We all face things that take courage and resolve almost every day; but rarely do we get so much as a nod of gratitude in return. We may not even recognize what we’ve achieved ourselves, when a Journey of a Thousand Miles has been made taking one short step at a time. It’s easy to lose your sense of perspective in the day-by-day; the long view, either ahead or back the way you’ve come, fades too easily into heat haze or clouds.

That’s reason enough to enjoy a story like Cowboys & Aliens the way it’s meant to be enjoyed… like a lifetime of highs and lows compressed into a single exhilarating rollercoaster ride. “Escape” is not really a dirty word—and sometimes imagination is the lifesaver that keeps our sanity afloat.

So saddle up and ride out with the hero of your choice, to a place where “any day above ground is a good day.” Get muddy, get a little choked up, dare to cuss somebody out, grin a lot, feel pain and loss… and saddlesore, and thirsty. Most of all, feel happy to be human and simply be alive. Let your imagination lift you up where you belong. The view from there is terrific.

Trust me.
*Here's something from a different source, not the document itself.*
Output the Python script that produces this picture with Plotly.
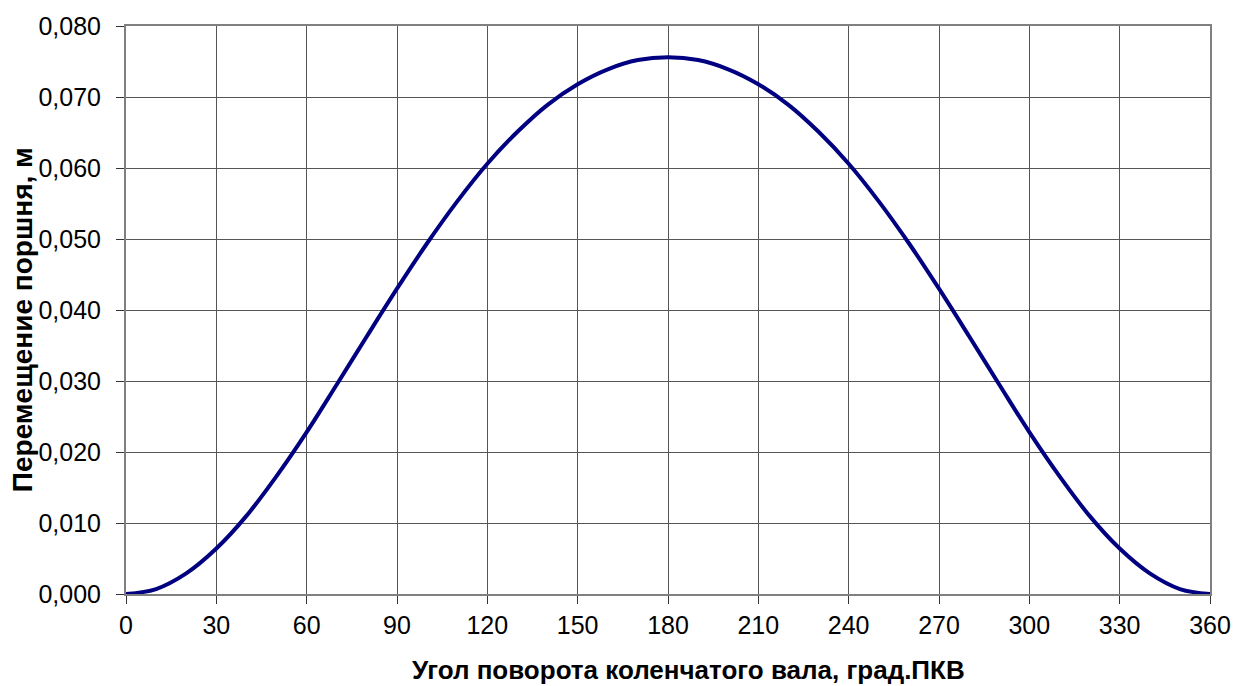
import plotly.graph_objects as go

# Crank angle, degrees
angle_deg = [0, 10, 20, 30, 40, 50, 60, 70, 80, 90, 100, 110, 120, 130, 140, 150, 160, 170,
             180, 190, 200, 210, 220, 230, 240, 250, 260, 270, 280, 290, 300, 310, 320, 330,
             340, 350, 360]

# Piston displacement, m
displacement_m = [0.0000, 0.0007, 0.0029, 0.0064, 0.0110, 0.0166, 0.0228, 0.0295, 0.0363,
                  0.0430, 0.0494, 0.0553, 0.0606, 0.0651, 0.0689, 0.0718, 0.0739, 0.0752,
                  0.0756, 0.0752, 0.0739, 0.0718, 0.0689, 0.0651, 0.0606, 0.0553, 0.0494,
                  0.0430, 0.0363, 0.0295, 0.0228, 0.0166, 0.0110, 0.0064, 0.0029, 0.0007,
                  0.0000]

x_title = "Угол поворота коленчатого вала, град.ПКВ"
y_title = "Перемещение поршня, м"

FONT = "Liberation Sans, Arial, sans-serif"

# plot-area edges in pixels
L, R, T, B = 126, 1217, 25, 594

fig = go.Figure()
fig.add_trace(go.Scatter(
    x=angle_deg, y=displacement_m, mode="lines",
    line=dict(color="#000080", width=4, shape="spline", smoothing=1.0),
    hoverinfo="x+y", showlegend=False,
))

axis_common = dict(
    showgrid=True, gridcolor="#555555", gridwidth=1,
    showline=True, linecolor="#808080", linewidth=2, mirror=True,
    ticks="outside", ticklen=8, tickcolor="#333333", tickwidth=1,
    tickfont=dict(family=FONT, size=25), zeroline=False,
)

fig.update_layout(
    width=1243, height=686,
    margin=dict(l=L, r=1243 - R, t=T, b=686 - B),
    paper_bgcolor="white", plot_bgcolor="white",
    separators=", ",
    font=dict(family=FONT, size=25, color="black"),
    xaxis=dict(range=[0, 360], tickvals=list(range(0, 361, 30)), **axis_common),
    yaxis=dict(range=[0, 0.080], dtick=0.010, tickformat=".3f",
               ticklabelstandoff=10, **axis_common),
    annotations=[
        dict(text="<b>" + x_title + "</b>", xref="paper", yref="paper",
             x=(692 - L) / (R - L), y=-(670 - B) / (B - T),
             xanchor="center", yanchor="middle", showarrow=False,
             font=dict(family=FONT, size=26)),
        dict(text="<b>" + y_title + "</b>", xref="paper", yref="paper",
             x=-(L - 22) / (R - L), y=(B - 319) / (B - T),
             xanchor="center", yanchor="middle", showarrow=False, textangle=-90,
             font=dict(family=FONT, size=28)),
    ],
)

fig.write_html("out.html")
It’ll do you good.


Joan D. Vinge, the author of the novelization of the Cowboys & Aliens screenplay, is the winner of two Hugo Awards, one for her novel The Snow Queen. She has written several dozen short stories, and nearly twenty books, including her Cat novels, Psion, Catspaw, and Dreamfall, and the other Snow Queen cycle novels, World’s End, The Summer Queen, and Tangled Up in Blue. She has had a number of bestselling film adaptations published, including  the #1 bestselling The Return of the Jedi Storybook and novelizations of Ladyhawke, Mad Max Beyond Thunderdome, Return to Oz, and Willow, among others.